There are four "pure" sprinting events, 60m (indoor only), 100m (outdoor only), 200m, 400m.
On TV, you just see a person effortlessly "sprinting." However, the sprints are actually very technical events. What you don't see is that each race is comprised of four phases: beginning with an explosive start out of the blocks, a drive phase, a transition phase, and finally a sprint phase.
The drive phase - which some commenters have concluded as Pistorius' weakness - is where the athlete builds speed. It is characterized by a forward lean in the athlete and powerful, "pulling" strides. At the elite level, an athlete will remain in this phase for 30m-40m, depending on the length of the race and the height of the athlete.
As the athlete builds speed, it becomes much harder to stay in this forward-leaning position - their legs simply cannot keep up with their body. Thus, they begin to transition into a different style of running. This is called the transition phase - where the sprinter's body moves to from this leaning drive phase into the tall and upright sprinting phase. This can be anywhere from 10-30m.
The drive and transition are important. Some time during these two phases, the athlete will reach their maximum instantaneous speed. At no point after reaching maximum speed will the athlete ever reach that speed again. Thus, the race becomes "who can slow down the least."
The upright sprinting phase is where the athlete tries to maintain the speed they built up during the drive phase until the end of the race. An athlete will be upright, with the slightest of forward leans.
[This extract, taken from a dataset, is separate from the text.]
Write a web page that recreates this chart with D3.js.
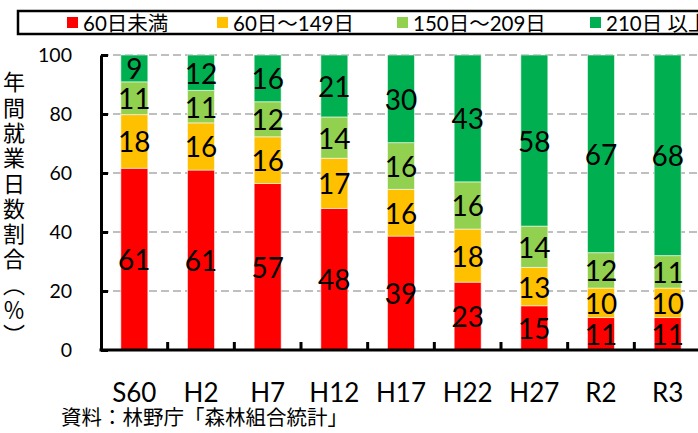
<!DOCTYPE html>
<html lang="ja">
<head>
<meta charset="utf-8">
<title>年間就業日数割合</title>
<script src="https://cdn.jsdelivr.net/npm/d3@7"></script>
<style>
  body { margin: 0; padding: 0; background: #fff; }
  svg { display: block; font-family: Lato, "Noto Sans CJK JP", sans-serif; }
  .grid line { stroke: #bfbfbf; stroke-width: 2; stroke-dasharray: 8,4; }
  .seg { stroke: #fff; stroke-width: 1; stroke-opacity: 0.55; }
</style>
</head>
<body>
<script>
// データ（森林組合統計）
var years = ["S60", "H2", "H7", "H12", "H17", "H22", "H27", "R2", "R3"];
var seriesNames = ["60日未満", "60日～149日", "150日～209日", "210日 以上"];
var lt60     = [61, 61, 57, 48, 39, 23, 15, 11, 11];
var d60to149 = [18, 16, 16, 17, 16, 18, 13, 10, 10];
var d150to209 = [11, 11, 12, 14, 16, 16, 14, 12, 11];
var over210  = [9, 12, 16, 21, 30, 43, 58, 67, 68];
var yTicks = [0, 20, 40, 60, 80, 100];
var colors = ["#ff0000", "#ffc000", "#92d050", "#00b050"];

var width = 698, height = 433;
var svg = d3.select("body").append("svg")
    .attr("width", width)
    .attr("height", height);

var keys = ["a", "b", "c", "d"];
var rows = years.map(function(y, i) {
    return { year: y, a: lt60[i], b: d60to149[i], c: d150to209[i], d: over210[i] };
});

// 100% 積み上げ
var stack = d3.stack().keys(keys).offset(d3.stackOffsetExpand);
var layers = stack(rows);

var x = d3.scaleBand()
    .domain(years)
    .range([101, 701])
    .paddingInner(0.595)
    .paddingOuter(0.2975);

var y = d3.scaleLinear()
    .domain([0, 100])
    .range([350, 55]);

// grid
svg.append("g").attr("class", "grid")
    .selectAll("line")
    .data(yTicks.slice(1))
    .enter().append("line")
    .attr("x1", 101).attr("x2", 701)
    .attr("y1", function(d) { return y(d); })
    .attr("y2", function(d) { return y(d); });

// bars
var g = svg.append("g");
layers.forEach(function(layer, k) {
    g.selectAll(".s" + k)
        .data(layer)
        .enter().append("rect")
        .attr("class", "seg")
        .attr("x", function(d) { return x(d.data.year); })
        .attr("width", x.bandwidth())
        .attr("y", function(d) { return y(d[1] * 100); })
        .attr("height", function(d) { return y(d[0] * 100) - y(d[1] * 100); })
        .attr("fill", colors[k]);

    g.selectAll(".t" + k)
        .data(layer)
        .enter().append("text")
        .attr("x", function(d) { return x(d.data.year) + x.bandwidth() / 2; })
        .attr("y", function(d) { return y((d[0] + d[1]) / 2 * 100); })
        .attr("text-anchor", "middle")
        .attr("dominant-baseline", "central")
        .attr("font-size", 28)
        .attr("fill", "#000")
        .text(function(d) { return d.data[keys[k]]; });
});

// y axis
var yAxis = d3.axisLeft(y)
    .tickValues(yTicks)
    .tickSize(-7)
    .tickSizeOuter(0)
    .tickPadding(29);
var ya = svg.append("g").attr("transform", "translate(101,0)").call(yAxis);
ya.select(".domain").attr("stroke", "#000").attr("stroke-width", 3);
ya.selectAll(".tick line").attr("stroke", "#000").attr("stroke-width", 3);
ya.selectAll("text")
    .attr("font-size", 19.5)
    .attr("fill", "#000")
    .attr("font-family", "Lato, sans-serif");

// x axis
svg.append("line")
    .attr("x1", 99.5).attr("x2", 701)
    .attr("y1", 350).attr("y2", 350)
    .attr("stroke", "#000").attr("stroke-width", 3);
svg.append("g").selectAll("line")
    .data(d3.range(1, years.length))
    .enter().append("line")
    .attr("x1", function(i) { return x.range()[0] + i * x.step(); })
    .attr("x2", function(i) { return x.range()[0] + i * x.step(); })
    .attr("y1", 350).attr("y2", 342)
    .attr("stroke", "#000").attr("stroke-width", 3);
svg.append("g").selectAll("text")
    .data(years)
    .enter().append("text")
    .attr("x", function(d) { return x(d) + x.bandwidth() / 2; })
    .attr("y", 402)
    .attr("text-anchor", "middle")
    .attr("font-size", 26)
    .text(function(d) { return d; });

// y title (縦書き)
svg.append("text")
    .attr("x", 14).attr("y", 71)
    .style("writing-mode", "vertical-rl")
    .style("text-orientation", "upright")
    .style("letter-spacing", "3.3px")
    .attr("font-size", 22)
    .attr("font-family", "'Noto Sans CJK JP', sans-serif")
    .text("年間就業日数割合（％）");

// legend
svg.append("rect")
    .attr("x", 18).attr("y", 11)
    .attr("width", 700).attr("height", 23)
    .attr("fill", "#fff").attr("stroke", "#000").attr("stroke-width", 2.5);
var legX = [67, 217, 397, 590];
var leg = svg.append("g").selectAll("g")
    .data(seriesNames)
    .enter().append("g")
    .attr("transform", function(d, i) { return "translate(" + legX[i] + ",17)"; });
leg.append("rect")
    .attr("width", 11).attr("height", 11)
    .attr("fill", function(d, i) { return colors[i]; });
leg.append("text")
    .attr("x", 16).attr("y", 14)
    .attr("font-size", 20.5)
    .text(function(d) { return d; });

// source
svg.append("text")
    .attr("x", 61).attr("y", 425)
    .attr("font-size", 20.5)
    .attr("font-family", "'Noto Sans CJK JP', sans-serif")
    .text("資料：林野庁「森林組合統計」");
</script>
</body>
</html>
Their legs are firing straight up and down very quickly, trying to minimize the time spent on the ground. The ability to do this correctly very much depends on an athlete's "sprint endurance" - which is a completely different kind of endurance than, say, running a mile.
So, on average, 90% of a 60m race is spent gaining speed, 50% of 100m race, 25% of a 200m race, and 12% of a 400m race. The race a sprinter chooses to run depends on whether they are powerful and explosive (shorter races) or how little speed they can lose while upright (longer races).
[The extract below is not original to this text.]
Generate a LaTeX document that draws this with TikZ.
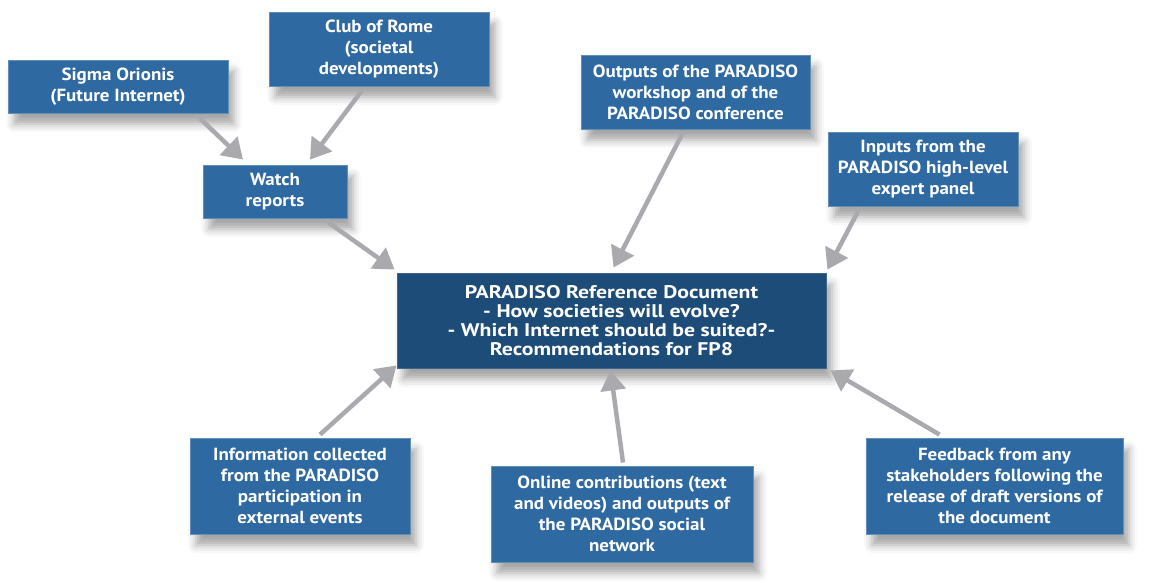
\documentclass[tikz,border=0pt]{standalone}
\usepackage{fontspec}
\setmainfont{PT Sans}
\newfontfamily\boxfont{PT Sans}[FakeStretch=1.08]
\newfontfamily\mainfont{PT Sans}[FakeStretch=1.19]
\usetikzlibrary{
  positioning,
  arrows.meta,
  shadows.blur
}
\usepackage{xcolor}
\definecolor{boxblue}{RGB}{47,105,162}
\definecolor{darkblue}{RGB}{29,76,121}
\definecolor{arrowgray}{RGB}{170,170,174}
\tikzstyle{arrow}     = [line width=3.2pt,draw=arrowgray,-{Triangle[length=5mm,width=6.2mm]}]

\begin{document}
\begin{tikzpicture}[x=0.025cm,y=-0.025cm,
bluebox/.style={rectangle, draw=white!25!boxblue, fill=boxblue, text=white, line width=0.6pt,
  font=\boxfont\bfseries\fontsize{12.5}{15}\selectfont, align=center, inner sep=0pt,
  blur shadow={shadow xshift=1.5mm, shadow yshift=-2.8mm, shadow opacity=35, shadow blur radius=2mm}},
mainbox/.style={bluebox, fill=darkblue, draw=white!15!darkblue,
  font=\mainfont\bfseries\fontsize{13}{13.5}\selectfont},
]
\useasboundingbox (0,0) rectangle (1163,583);
%Nodes
\node[bluebox, minimum width=220*0.025cm, minimum height=53*0.025cm] (sigma)    at (118,86.5) {Sigma Orionis\\(Future Internet)};
\node[bluebox, minimum width=220*0.025cm, minimum height=74*0.025cm] (club)     at (379,49)   {Club of Rome\\(societal\\developments)};
\node[bluebox, minimum width=144*0.025cm, minimum height=53*0.025cm] (watch)    at (275,191.5) {Watch\\reports};
\node[bluebox, minimum width=229*0.025cm, minimum height=74*0.025cm] (outputs)  at (695.5,92) {Outputs of the PARADISO\\workshop and of the\\PARADISO conference};
\node[bluebox, minimum width=190*0.025cm, minimum height=74*0.025cm] (inputs)   at (923,169)  {Inputs from the\\PARADISO high-level\\expert panel};
\node[mainbox, minimum width=429*0.025cm, minimum height=95*0.025cm] (refdoc)   at (611.5,320.5) {PARADISO Reference Document\\- How societies will evolve?\\- Which Internet should be suited?-\\Recommendations for FP8};
\node[bluebox, minimum width=220*0.025cm, minimum height=96*0.025cm] (info)     at (300,486)  {Information collected\\from the PARADISO\\participation in\\external events};
\node[bluebox, minimum width=262*0.025cm, minimum height=96*0.025cm] (online)   at (622,514)  {Online contributions (text\\and videos) and outputs of\\the PARADISO social\\network};
\node[bluebox, minimum width=257*0.025cm, minimum height=96*0.025cm] (feedback) at (994.5,486) {Feedback from any\\stakeholders following the\\release of draft versions of\\the document};

%Lines
\draw[arrow] ([shift={(82,5)}]sigma.south) -- ([shift={(-32,-5)}]watch.north);
\draw[arrow] ([shift={(-17,4)}]club.south) -- ([shift={(35,-5)}]watch.north);
\draw[arrow] ([shift={(-22,2)}]watch.south east) -- ([shift={(-2,-3)}]refdoc.north west);
\draw[arrow] ([shift={(-13,4)}]outputs.south) -- ([shift={(2,-5)}]refdoc.north);
\draw[arrow] ([shift={(32,2)}]inputs.south west) -- ([shift={(1,-3)}]refdoc.north east);
\draw[arrow] ([shift={(20,-3)}]info.north) -- ([shift={(0,-3)}]refdoc.south west);
\draw[arrow] ([shift={(1,-3)}]online.north) -- ([shift={(-1,2)}]refdoc.south);
\draw[arrow] ([shift={(-55,-3)}]feedback.north) -- ([shift={(4,2)}]refdoc.south east);
\end{tikzpicture}
\end{document}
Here are two fun facts now that you know this information:
1. Marion Jones (who is a cheater) did not have the fastest top end speed out of her contemporaries. She did, however, have the best ability to maintain speed. She was a 100m Olympic Gold Medalist.
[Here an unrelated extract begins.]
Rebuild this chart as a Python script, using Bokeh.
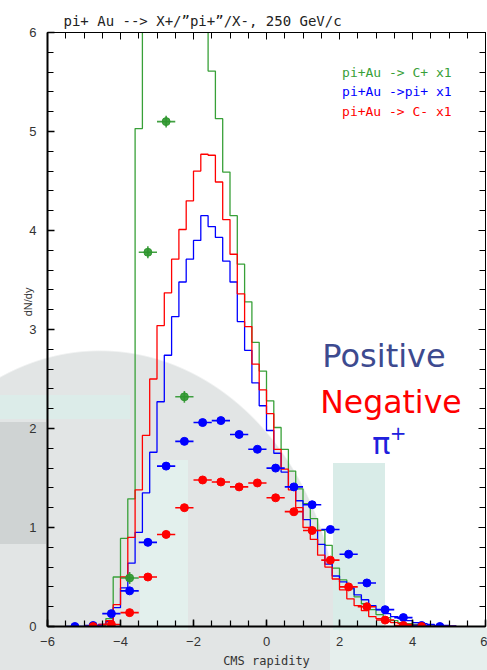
import numpy as np
from bokeh.plotting import figure
from bokeh.models import Range1d, LinearAxis, SingleIntervalTicker, Label
from bokeh.embed import file_html
from bokeh.resources import INLINE

# ---------------- data ----------------
bin_width = 0.2
bin_left = [round(-5.0 + 0.2 * i, 1) for i in range(51)]   # -5.0 ... 5.0

hist_cplus = [0, 0.005, 0.01, 0.08, 0.5, 0.89, 1.29, 5.03, 6.6, 7.4,
              8.0, 8.5, 8.7, 8.6, 8.2, 7.5, 6.7, 5.61, 5.13, 4.59,
              4.15, 3.66, 3.28, 2.87, 2.58,
              2.28, 2.01, 1.79, 1.57, 1.39, 1.24, 1.09, 0.97, 0.82, 0.59,
              0.47, 0.38, 0.30, 0.23, 0.17, 0.12, 0.09, 0.06, 0.04, 0.03,
              0.02, 0.01, 0.005, 0, 0, 0]
hist_piplus = [0.005, 0.01, 0.02, 0.05, 0.19, 0.39, 0.64, 0.95, 1.35, 1.76,
               2.27, 2.74, 3.13, 3.48, 3.71, 3.90, 4.15, 4.04, 3.93, 3.69,
               3.48, 3.08, 2.79, 2.46, 2.23,
               1.98, 1.75, 1.56, 1.41, 1.27, 1.08, 0.97, 0.83, 0.63, 0.51,
               0.45, 0.39, 0.32, 0.27, 0.21, 0.17, 0.13, 0.10, 0.08, 0.06,
               0.04, 0.03, 0.02, 0.01, 0.01, 0.005]
hist_cminus = [0, 0.005, 0.02, 0.06, 0.22, 0.50, 0.90, 1.38, 1.93, 2.50,
               3.04, 3.37, 3.71, 4.01, 4.30, 4.60, 4.77, 4.76, 4.49, 4.11,
               3.76, 3.36, 3.03, 2.65, 2.39,
               2.15, 1.79, 1.59, 1.38, 1.20, 1.00, 0.88, 0.72, 0.60, 0.48,
               0.37, 0.28, 0.21, 0.16, 0.10, 0.08, 0.05, 0.04, 0.03, 0.02,
               0.01, 0.005, 0, 0, 0, 0]

pts_green_x = [-3.75, -3.25, -2.75, -2.25]
pts_green_y = [0.49, 3.78, 5.10, 2.32]

pts_blue_x = [-5.25, -4.75, -4.25, -3.75, -3.25, -2.75, -2.25, -1.75, -1.25, -0.75,
              -0.25, 0.25, 0.75, 1.25, 1.75, 2.25, 2.75, 3.25, 3.75, 4.25, 4.75]
pts_blue_y = [0.0, 0.01, 0.13, 0.36, 0.85, 1.62, 1.87, 2.06, 2.08, 1.94,
              1.79, 1.60, 1.41, 1.23, 0.98, 0.73, 0.44, 0.17, 0.09, 0.01, 0.0]

pts_red_x = [-4.75, -4.25, -3.75, -3.25, -2.75, -2.25, -1.75, -1.25, -0.75, -0.25,
             0.25, 0.75, 1.25, 1.75, 2.25, 2.75, 3.25, 3.75, 4.25]
pts_red_y = [0.0, 0.02, 0.14, 0.50, 0.93, 1.20, 1.48, 1.46, 1.41, 1.45,
             1.30, 1.16, 0.97, 0.67, 0.40, 0.20, 0.065, 0.01, 0.0]

x_err = 0.25
green_y_err = 0.06

title_text = "pi+ Au --> X+/\u201dpi+\u201d/X-, 250 GeV/c"
legend_texts = ["pi+Au -> C+ x1", "pi+Au ->pi+ x1", "pi+Au -> C- x1"]

GREEN = "#38a038"
BLUE = "#0000ff"
RED = "#ff0000"

# ---------------- figure ----------------
p = figure(width=487, height=670,
           x_range=Range1d(-6, 6), y_range=Range1d(0, 6),
           output_backend="svg", toolbar_location=None,
           min_border_left=47, min_border_right=2,
           min_border_top=32, min_border_bottom=44)
p.xgrid.visible = False
p.ygrid.visible = False
p.outline_line_color = None
p.border_fill_color = None
p.background_fill_color = None
p.styles = {
    "background":
        "linear-gradient(#d9ece8,#d9ece8) 333px 463px / 52px 167px no-repeat,"
        "linear-gradient(#e3f0ed,#e3f0ed) 140px 460px / 48px 170px no-repeat,"
        "linear-gradient(#dcece9,#dcece9) 0px 395px / 130px 24px no-repeat,"
        "linear-gradient(#cfd3d3,#cfd3d3) 0px 422px / 46px 122px no-repeat,"
        "linear-gradient(#e6efed,#e6efed) 330px 628px / 157px 42px no-repeat,"
        "radial-gradient(240px 290px at 100px 640px, #e2e5e5 99.4%, rgba(255,255,255,0) 100%),"
        "#ffffff"
}

p.title.text = title_text
p.title.text_font = "DejaVu Sans Mono"
p.title.text_font_size = "14px"
p.title.text_font_style = "normal"
p.title.text_color = "#222222"
p.title.align = "left"
p.title.offset = 16
p.title.standoff = 8

p.xaxis.ticker = SingleIntervalTicker(interval=2, num_minor_ticks=4)
p.yaxis.ticker = SingleIntervalTicker(interval=1, num_minor_ticks=5)
for ax in (p.xaxis[0], p.yaxis[0]):
    ax.major_tick_in = 7
    ax.major_tick_out = 0
    ax.minor_tick_in = 6
    ax.minor_tick_out = 0
    ax.axis_line_width = 2
    ax.major_tick_line_width = 1.5
    ax.minor_tick_line_width = 1.2
    ax.major_label_text_font = "Liberation Sans"
    ax.major_label_text_font_size = "13px"
    ax.major_label_text_color = "#333333"
p.xaxis.major_label_standoff = 10
p.yaxis.major_label_standoff = 11
p.xaxis.axis_label = "CMS rapidity"
p.xaxis.axis_label_text_font = "DejaVu Sans Mono"
p.xaxis.axis_label_text_font_style = "normal"
p.xaxis.axis_label_text_font_size = "12px"
p.xaxis.axis_label_text_color = "#333333"
p.xaxis.axis_label_standoff = 5
p.yaxis.axis_label = "\u00a0" * 18 + "dN/dy"
p.yaxis.axis_label_text_font = "Liberation Sans"
p.yaxis.axis_label_text_font_style = "normal"
p.yaxis.axis_label_text_font_size = "11px"
p.yaxis.axis_label_text_color = "#333333"
p.yaxis.axis_label_standoff = -8

for loc, tk in (("above", SingleIntervalTicker(interval=2, num_minor_ticks=4)),
                ("right", SingleIntervalTicker(interval=1, num_minor_ticks=5))):
    ax = LinearAxis(ticker=tk, major_label_text_color=None,
                    major_label_standoff=0, major_tick_in=7, major_tick_out=0,
                    minor_tick_in=6, minor_tick_out=0, axis_line_width=1)
    p.add_layout(ax, loc)

# histograms
edges = bin_left + [round(bin_left[-1] + bin_width, 1)]
for vals, col in ((hist_cplus, GREEN), (hist_piplus, BLUE), (hist_cminus, RED)):
    p.step(x=edges, y=vals + [vals[-1]], mode="after", line_color=col, line_width=1.3)

# data points with error bars
def points(xs, ys, col, yerr=None, alpha=1.0):
    xs = np.array(xs)
    ys = np.array(ys)
    p.segment(x0=xs - x_err, y0=ys, x1=xs + x_err, y1=ys, line_color=col,
              line_width=1.6, line_alpha=alpha)
    if yerr is not None:
        p.segment(x0=xs, y0=ys - yerr, x1=xs, y1=ys + yerr, line_color=col,
                  line_width=1.6, line_alpha=alpha)
    p.scatter(x=xs, y=ys, size=8, fill_color=col, line_color=col, alpha=alpha)

points(pts_green_x, pts_green_y, "#2e962e", yerr=green_y_err, alpha=0.9)
points(pts_blue_x, pts_blue_y, BLUE)
points(pts_red_x, pts_red_y, RED)

# texts
for t, yy, col in zip(legend_texts, [5.60, 5.40, 5.20], [GREEN, BLUE, RED]):
    p.add_layout(Label(x=2.07, y=yy, text=t, text_font="DejaVu Sans Mono",
                       text_font_size="13px", text_color=col, text_baseline="middle"))

p.add_layout(Label(x=3.22, y=2.73, text="Positive", text_font="DejaVu Sans",
                   text_font_size="32px", text_color="#3d4a8f", text_align="center",
                   text_baseline="alphabetic"))
p.add_layout(Label(x=3.41, y=2.27, text="Negative", text_font="DejaVu Sans",
                   text_font_size="31.5px", text_color="#ff0000", text_align="center",
                   text_baseline="alphabetic"))
p.add_layout(Label(x=2.90, y=1.85, text="\u03c0", text_font="DejaVu Sans",
                   text_font_size="30px", text_color="#2020dd",
                   text_baseline="alphabetic"))
p.add_layout(Label(x=3.38, y=1.95, text="+", text_font="DejaVu Sans",
                   text_font_size="20px", text_color="#2020dd",
                   text_baseline="alphabetic"))

open("out.html", "w").write(file_html(p, INLINE))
2. The Olympic-level weight lifters will outperform Olympic-level sprinters in the first 30m of a race.
There are some nuances to what what I've said that I won't bore you with (for example, some 200m runners can perform a mini-drive on the curve to grab a bit more speed for the straight), but the basic idea is that your sprint endurance is crucial in EVERY sprint race except the 60m. You can make your own conclusions about whether or not Pistorius is legit, but having run the 400m at a high level for a number of years, I can tell you that not being able to feel your calves or feet or have to use the energy required to make them move would have been something I'd be interested in.
I know of at least two athletes for each injury who have either missed training time, an entire season or a career. Injuries are incredibly common in track and field: and make no mistake, there is no emotional-movie-style strength that allows an athlete to overcome their injury due to sheer force of will. Track and field is an 100% sport: if you aren't at 100%, you aren't going to win. A lot of the sport is managing and preventing injury, especially at the elite level.
While I would reason that "upper leg" injuries like hamstring, glute, hip and quad pulls are more damning and common than "lower leg" injuries (especially among men), and that upper body injuries like arms and abdomen are nearly unheard of, being able to write off an entire class of injuries is a huge bonus.
I also didn't mention strength over time benefits: the ability to have a consistent power output of a critical part of your stride (the toe push) that is unaffected by fatigue is very helpful.